[Plotting code records]
━━━━━━━━

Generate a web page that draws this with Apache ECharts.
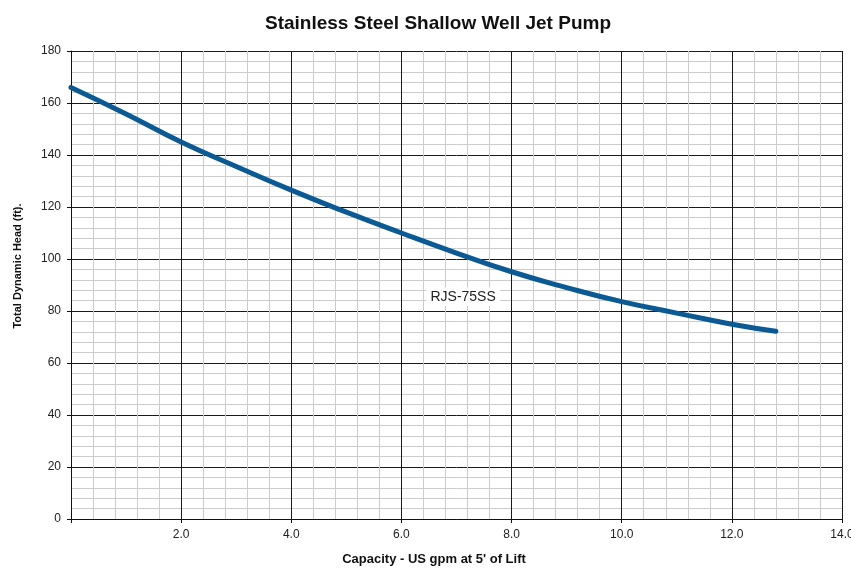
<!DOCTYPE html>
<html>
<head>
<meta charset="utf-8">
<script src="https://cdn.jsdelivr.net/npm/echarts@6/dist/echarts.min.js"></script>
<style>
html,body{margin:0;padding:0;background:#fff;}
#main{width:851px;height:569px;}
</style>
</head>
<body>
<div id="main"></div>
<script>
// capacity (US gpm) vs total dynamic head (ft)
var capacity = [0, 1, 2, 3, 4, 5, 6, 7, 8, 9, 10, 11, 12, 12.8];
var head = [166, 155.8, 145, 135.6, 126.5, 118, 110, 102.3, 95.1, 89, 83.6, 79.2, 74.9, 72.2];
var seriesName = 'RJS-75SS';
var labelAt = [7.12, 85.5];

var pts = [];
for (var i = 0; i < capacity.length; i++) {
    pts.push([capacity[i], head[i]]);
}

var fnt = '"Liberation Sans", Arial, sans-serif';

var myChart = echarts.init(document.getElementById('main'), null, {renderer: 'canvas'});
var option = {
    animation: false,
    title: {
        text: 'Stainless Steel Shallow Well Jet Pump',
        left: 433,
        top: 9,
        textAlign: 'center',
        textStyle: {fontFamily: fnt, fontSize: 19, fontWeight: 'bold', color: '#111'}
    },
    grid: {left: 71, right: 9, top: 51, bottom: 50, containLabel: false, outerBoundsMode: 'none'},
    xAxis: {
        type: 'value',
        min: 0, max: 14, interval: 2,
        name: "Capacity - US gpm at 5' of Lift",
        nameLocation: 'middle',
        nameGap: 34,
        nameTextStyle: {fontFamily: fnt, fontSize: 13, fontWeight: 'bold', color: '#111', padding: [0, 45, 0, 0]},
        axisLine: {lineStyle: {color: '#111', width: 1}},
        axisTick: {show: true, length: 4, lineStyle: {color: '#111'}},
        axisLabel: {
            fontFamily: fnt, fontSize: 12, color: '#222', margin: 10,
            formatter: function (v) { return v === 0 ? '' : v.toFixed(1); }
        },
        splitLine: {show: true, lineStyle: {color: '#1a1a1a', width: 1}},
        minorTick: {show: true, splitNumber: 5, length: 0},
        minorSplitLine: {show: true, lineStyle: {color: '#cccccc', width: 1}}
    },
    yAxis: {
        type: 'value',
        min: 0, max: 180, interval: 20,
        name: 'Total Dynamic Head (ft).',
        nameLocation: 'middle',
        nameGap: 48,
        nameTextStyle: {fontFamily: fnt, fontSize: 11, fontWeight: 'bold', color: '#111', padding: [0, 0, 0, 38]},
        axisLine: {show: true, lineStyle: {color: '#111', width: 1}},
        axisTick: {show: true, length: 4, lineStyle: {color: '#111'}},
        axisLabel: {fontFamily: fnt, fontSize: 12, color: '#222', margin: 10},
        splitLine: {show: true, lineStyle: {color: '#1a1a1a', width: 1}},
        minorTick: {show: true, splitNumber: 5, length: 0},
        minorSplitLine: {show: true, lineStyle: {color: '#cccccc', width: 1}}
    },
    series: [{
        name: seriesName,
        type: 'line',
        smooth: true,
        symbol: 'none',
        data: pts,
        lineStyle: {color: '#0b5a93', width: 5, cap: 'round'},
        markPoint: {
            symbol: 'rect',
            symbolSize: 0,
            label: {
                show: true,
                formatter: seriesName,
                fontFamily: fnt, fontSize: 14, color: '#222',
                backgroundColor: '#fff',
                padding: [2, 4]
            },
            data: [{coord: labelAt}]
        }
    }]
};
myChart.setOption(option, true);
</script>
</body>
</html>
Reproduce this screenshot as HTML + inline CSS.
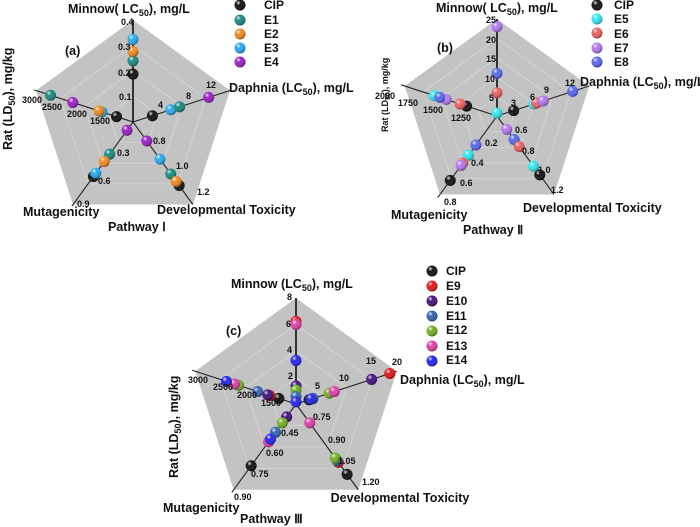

━━━━━━━━

Your instructions:
Reproduce every line exactly and omit all pictures.

Worked answer:
Generate a web page that draws this with Apache ECharts.
<!DOCTYPE html>
<html>
<head>
<meta charset="utf-8">
<script src="https://cdn.jsdelivr.net/npm/echarts@6/dist/echarts.min.js"></script>
<style>
html,body{margin:0;padding:0;background:#fff;}
#main{width:851px;height:569px;}
</style>
</head>
<body>
<div id="main"></div>
<script>
// capacity (US gpm) vs total dynamic head (ft)
var capacity = [0, 1, 2, 3, 4, 5, 6, 7, 8, 9, 10, 11, 12, 12.8];
var head = [166, 155.8, 145, 135.6, 126.5, 118, 110, 102.3, 95.1, 89, 83.6, 79.2, 74.9, 72.2];
var seriesName = 'RJS-75SS';
var labelAt = [7.12, 85.5];

var pts = [];
for (var i = 0; i < capacity.length; i++) {
    pts.push([capacity[i], head[i]]);
}

var fnt = '"Liberation Sans", Arial, sans-serif';

var myChart = echarts.init(document.getElementById('main'), null, {renderer: 'canvas'});
var option = {
    animation: false,
    title: {
        text: 'Stainless Steel Shallow Well Jet Pump',
        left: 433,
        top: 9,
        textAlign: 'center',
        textStyle: {fontFamily: fnt, fontSize: 19, fontWeight: 'bold', color: '#111'}
    },
    grid: {left: 71, right: 9, top: 51, bottom: 50, containLabel: false, outerBoundsMode: 'none'},
    xAxis: {
        type: 'value',
        min: 0, max: 14, interval: 2,
        name: "Capacity - US gpm at 5' of Lift",
        nameLocation: 'middle',
        nameGap: 34,
        nameTextStyle: {fontFamily: fnt, fontSize: 13, fontWeight: 'bold', color: '#111', padding: [0, 45, 0, 0]},
        axisLine: {lineStyle: {color: '#111', width: 1}},
        axisTick: {show: true, length: 4, lineStyle: {color: '#111'}},
        axisLabel: {
            fontFamily: fnt, fontSize: 12, color: '#222', margin: 10,
            formatter: function (v) { return v === 0 ? '' : v.toFixed(1); }
        },
        splitLine: {show: true, lineStyle: {color: '#1a1a1a', width: 1}},
        minorTick: {show: true, splitNumber: 5, length: 0},
        minorSplitLine: {show: true, lineStyle: {color: '#cccccc', width: 1}}
    },
    yAxis: {
        type: 'value',
        min: 0, max: 180, interval: 20,
        name: 'Total Dynamic Head (ft).',
        nameLocation: 'middle',
        nameGap: 48,
        nameTextStyle: {fontFamily: fnt, fontSize: 11, fontWeight: 'bold', color: '#111', padding: [0, 0, 0, 38]},
        axisLine: {show: true, lineStyle: {color: '#111', width: 1}},
        axisTick: {show: true, length: 4, lineStyle: {color: '#111'}},
        axisLabel: {fontFamily: fnt, fontSize: 12, color: '#222', margin: 10},
        splitLine: {show: true, lineStyle: {color: '#1a1a1a', width: 1}},
        minorTick: {show: true, splitNumber: 5, length: 0},
        minorSplitLine: {show: true, lineStyle: {color: '#cccccc', width: 1}}
    },
    series: [{
        name: seriesName,
        type: 'line',
        smooth: true,
        symbol: 'none',
        data: pts,
        lineStyle: {color: '#0b5a93', width: 5, cap: 'round'},
        markPoint: {
            symbol: 'rect',
            symbolSize: 0,
            label: {
                show: true,
                formatter: seriesName,
                fontFamily: fnt, fontSize: 14, color: '#222',
                backgroundColor: '#fff',
                padding: [2, 4]
            },
            data: [{coord: labelAt}]
        }
    }]
};
myChart.setOption(option, true);
</script>
</body>
</html>
Reproduce this screenshot as HTML + inline CSS.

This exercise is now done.